When ChatGPT took over everyone’s browser tab in 2023, it made the classic web search feel clunky overnight. You type a search term, scan a bunch of links, click around, maybe end up back at square one. Quickly, people got used to ask for exactly what they need and get straight answers, and the only way that works is if there’s good, structured data somewhere underneath. If you run a consumer app and your business is all about owning or brokering data, you will be disrupted if you keep hiding that data behind your UI and call it a day. Enabling useres to find information in ways that fits their actual needs now means exposing well-structured data in a way that’s usable, both from inside your own stack and (where it makes sense) for third parties and AI agents.
Let me give you an example.
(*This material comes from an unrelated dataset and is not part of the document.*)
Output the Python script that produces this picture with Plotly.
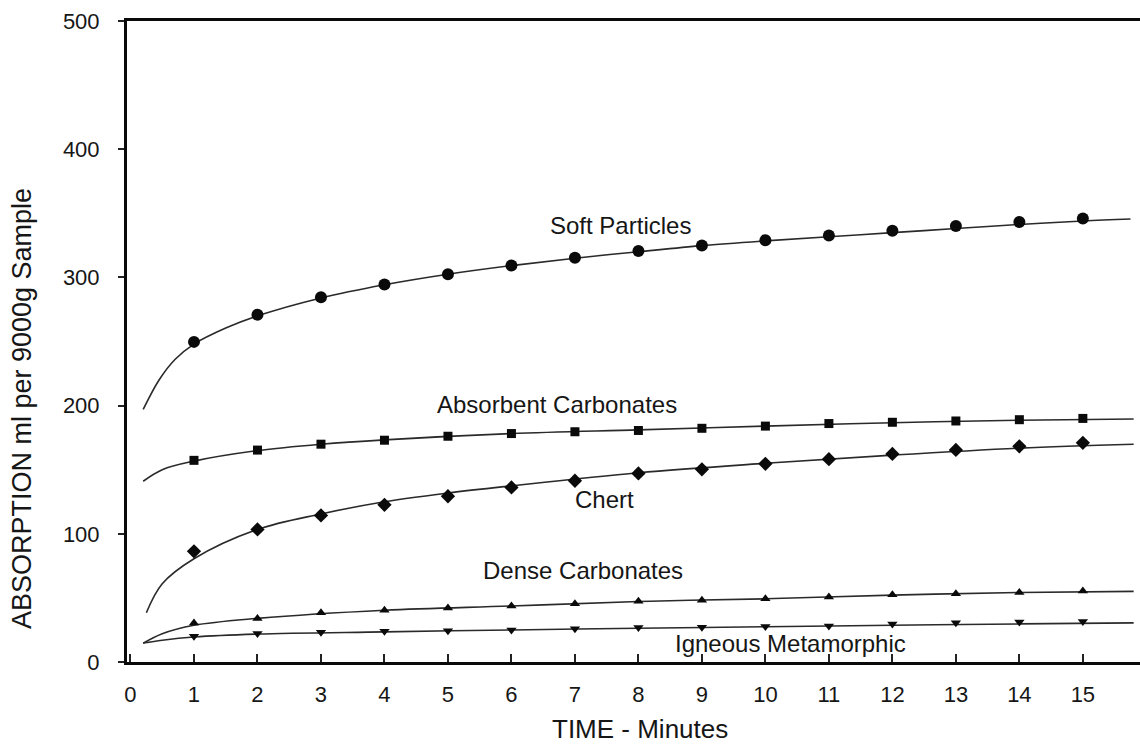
import plotly.graph_objects as go

# ---- data ----
minutes = [1, 2, 3, 4, 5, 6, 7, 8, 9, 10, 11, 12, 13, 14, 15]

soft_pts = [249.7, 270.9, 284.6, 294.4, 302.5, 309.2, 315.4, 320.6, 324.9, 329.0, 332.7, 336.4, 340.1, 343.2, 346.0]
absorb_pts = [157.3, 165.3, 169.9, 173.0, 176.1, 178.2, 179.6, 180.6, 182.3, 184.0, 186.0, 187.0, 188.0, 189.0, 190.0]
chert_pts = [86.3, 103.4, 114.3, 122.6, 129.3, 136.2, 141.4, 147.1, 150.3, 154.6, 158.2, 162.3, 165.4, 168.2, 171.0]
dense_pts = [30.4, 34.0, 38.4, 40.4, 42.2, 43.7, 45.5, 47.3, 48.2, 49.3, 50.7, 52.4, 53.3, 54.3, 55.3]
igneous_pts = [20.0, 22.3, 23.3, 24.0, 24.3, 25.0, 26.0, 27.0, 27.2, 27.7, 28.1, 29.7, 30.7, 31.2, 31.6]

# fitted curves
soft_curve_t = [0.2, 0.45, 0.7, 1, 1.5, 2, 3, 4, 5, 6, 7, 8, 9, 10, 11, 12, 13, 14, 15, 15.75]
soft_curve = [197, 220, 236, 248, 260.5, 270, 284, 294.3, 302.5, 309.2, 315, 320, 324.8, 328.5, 331.7, 334.9, 338.1, 341.3, 344, 345.5]

absorb_curve_t = [0.2, 0.5, 1, 2, 3, 4, 6, 8, 10, 12, 14, 15.8]
absorb_curve = [141, 150, 156.7, 164.9, 169.9, 173.3, 178.2, 181.1, 184, 186.6, 188.6, 189.5]

chert_curve_t = [0.25, 0.5, 1, 2, 3, 4, 5, 6, 8, 10, 12, 14, 15.8]
chert_curve = [38.4, 61.0, 80.5, 103.4, 115.5, 125.0, 131.8, 137.4, 147.6, 155, 161.4, 166.8, 169.8]

dense_curve_t = [0.2, 0.5, 1, 2, 4, 6, 8, 10, 12, 14, 15.8]
dense_curve = [14.6, 22.0, 28.6, 34.0, 40.4, 43.7, 47.2, 49.3, 52.2, 54.2, 55.1]

igneous_curve_t = [0.2, 0.5, 1, 2, 4, 6, 8, 10, 12, 14, 15.8]
igneous_curve = [14.8, 17.0, 19.5, 21.8, 23.5, 25.0, 26.3, 27.5, 28.7, 29.7, 30.5]

labels = ["Soft Particles", "Absorbent Carbonates", "Chert", "Dense Carbonates", "Igneous Metamorphic"]
label_t = [7.71, 6.72, 7.47, 7.13, 10.39]
label_y = [340.2, 200.9, 126.5, 71.2, 14.8]

x_ticks = list(range(0, 16))
y_ticks = [0, 100, 200, 300, 400, 500]

x_title = "TIME - Minutes"
y_title = "ABSORPTION ml per 9000g Sample"

# ---- figure ----
FONT = "Liberation Sans, Arial, Helvetica, sans-serif"
INK = "#161616"
fig = go.Figure()

series = [
    (soft_curve_t, soft_curve, soft_pts, "circle", 12),
    (absorb_curve_t, absorb_curve, absorb_pts, "square", 9),
    (chert_curve_t, chert_curve, chert_pts, "diamond", 11),
    (dense_curve_t, dense_curve, dense_pts, "triangle-up", 9),
    (igneous_curve_t, igneous_curve, igneous_pts, "triangle-down", 9),
]
for ct, cv, pts, sym, sz in series:
    fig.add_trace(go.Scatter(x=ct, y=cv, mode="lines",
                             line=dict(color="#2a2a2a", width=1.6, shape="spline", smoothing=1.0),
                             showlegend=False, hoverinfo="skip"))
    fig.add_trace(go.Scatter(x=minutes, y=pts, mode="markers",
                             marker=dict(symbol=sym, size=sz, color="#0a0a0a", line=dict(width=0)),
                             showlegend=False))

for txt, tx, ty in zip(labels, label_t, label_y):
    fig.add_annotation(x=tx, y=ty, text=txt, showarrow=False,
                       font=dict(family=FONT, size=24, color=INK),
                       xanchor="center", yanchor="middle")

# axis titles placed as in the reference
fig.add_annotation(xref="paper", yref="paper", x=0.5064, y=-0.1045, text=x_title,
                   showarrow=False, xanchor="center", yanchor="middle",
                   font=dict(family=FONT, size=26, color=INK))
fig.add_annotation(xref="paper", yref="paper", x=-0.1037, y=0.396, text=y_title,
                   showarrow=False, xanchor="center", yanchor="middle", textangle=-90,
                   font=dict(family=FONT, size=27, color=INK))

fig.update_layout(
    width=1140, height=745,
    margin=dict(l=127, r=0, t=21, b=83),
    paper_bgcolor="white", plot_bgcolor="white",
    font=dict(family=FONT, color=INK),
    showlegend=False,
)
fig.update_xaxes(
    range=[-0.055, 15.9], tickvals=x_ticks, ticktext=[str(v) for v in x_ticks],
    showgrid=False, zeroline=False,
    showline=True, linecolor="#0a0a0a", linewidth=3, mirror=True,
    ticks="inside", ticklen=8, tickwidth=1.5, tickcolor="#222",
    tickfont=dict(family=FONT, size=22, color=INK), ticklabelstandoff=11,
)
fig.update_yaxes(
    range=[0, 500], tickvals=y_ticks,
    showgrid=False, zeroline=False,
    showline=True, linecolor="#0a0a0a", linewidth=3, mirror=False,
    ticks="outside", ticklen=6, tickwidth=1.5, tickcolor="#222",
    tickfont=dict(family=FONT, size=22, color=INK), ticklabelstandoff=14,
)

fig.write_html("out.html")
I live in Austria, where there are two main platforms for real estate search, and I’ve used both to look for places to rent or buy at different points in my life. I’ve done the usual routine: enter some basic criteria, run a search, sign up for an email alert, and hope something relevant pops up. What these platforms don’t understand is that I want something close to both my family and my husband’s, with a good public transport connection, away from traffic noise and planes, not on a steep hill, and with a garden that gets evening sun. Instead, I get a couple of dropdowns and a lot of vague, poetic listing descriptions. Also, listings are duplicated between platforms, and the email alerts don’t help me keep track of what I’ve already seen, making the whole process slow and inefficient.
Now, imagine if these platforms exposed their data in a way that an AI agent could access and understand. I could just ask, “Show me all the new properties this month that are within 30 minutes of both sets of parents, face southwest, and fit my budget and space needs.” The platform that can answer that question wins, because it’s actually useful. Real estate agents will want to list there, because it connects them with serious buyers.
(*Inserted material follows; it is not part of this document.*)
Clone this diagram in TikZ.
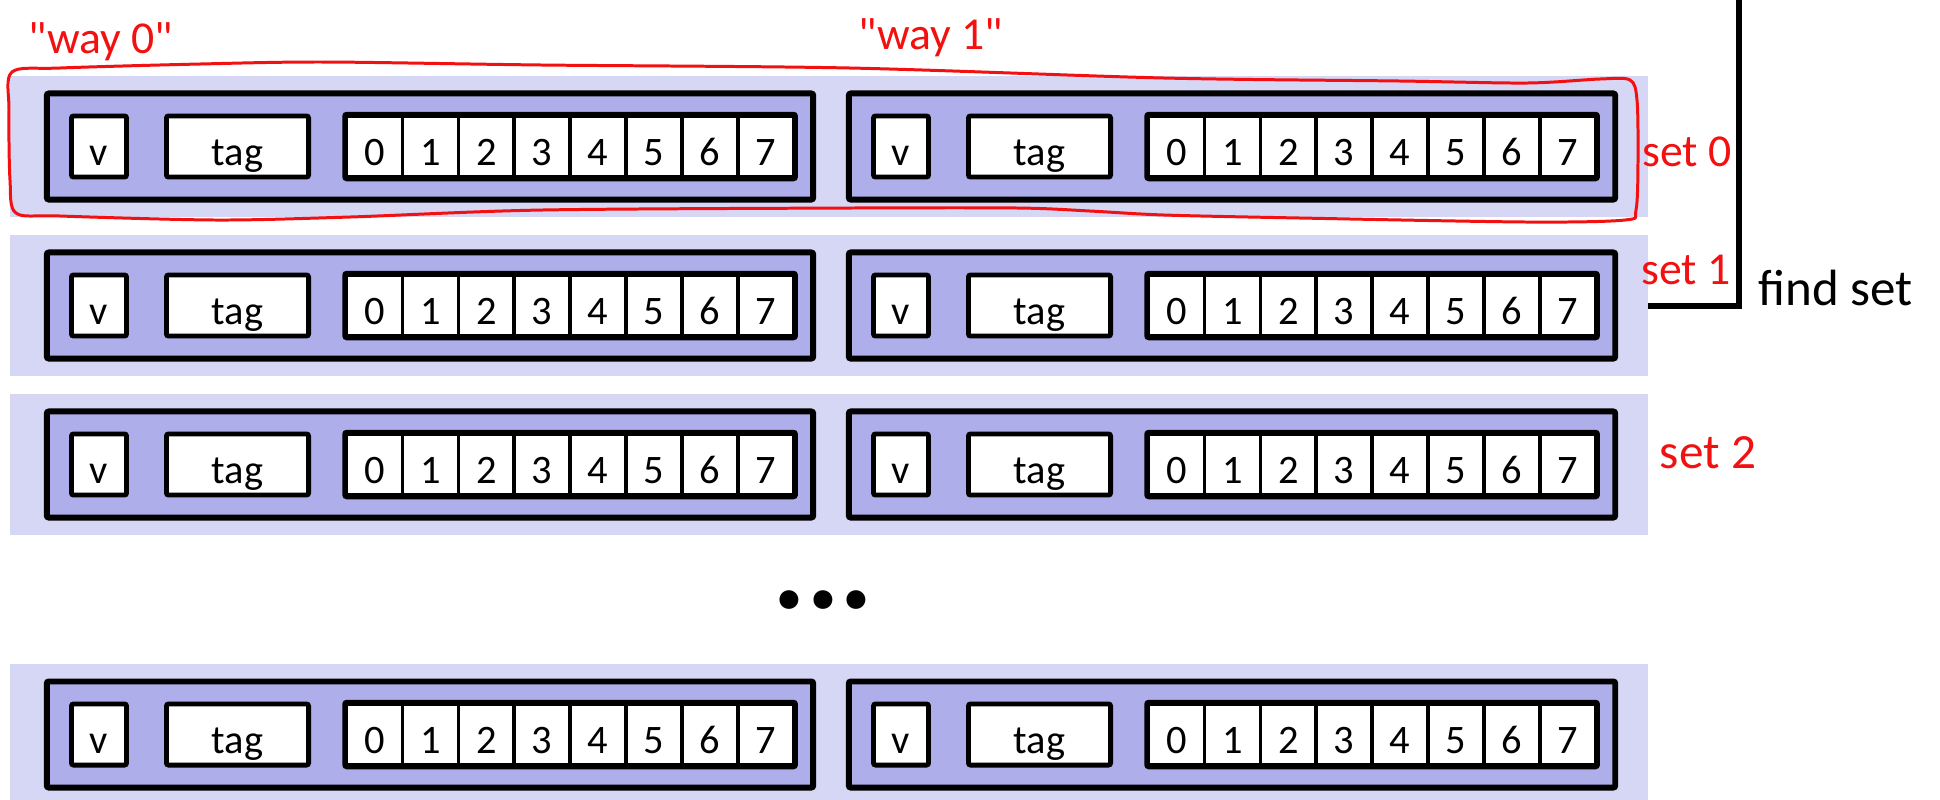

This is where the paradigm shift happens for product and UX teams. In the past, data structure was a backend concern. Now, it’s a UX concern. If your data isn’t structured in a way that AI agents can use, your product risks being left behind. Users will gravitate toward platforms where they can simply ask for what they want, and get it.
Exposing well-structured data becomes a core skill for product managers and designers. Designers need to think beyond what users see on the screen. Product managers need to anticipate new patterns of interaction and new ways of connecting users to information. Exposing structured data is now as fundamental as your web and mobile UI, and now’s the time to get comfortable with it.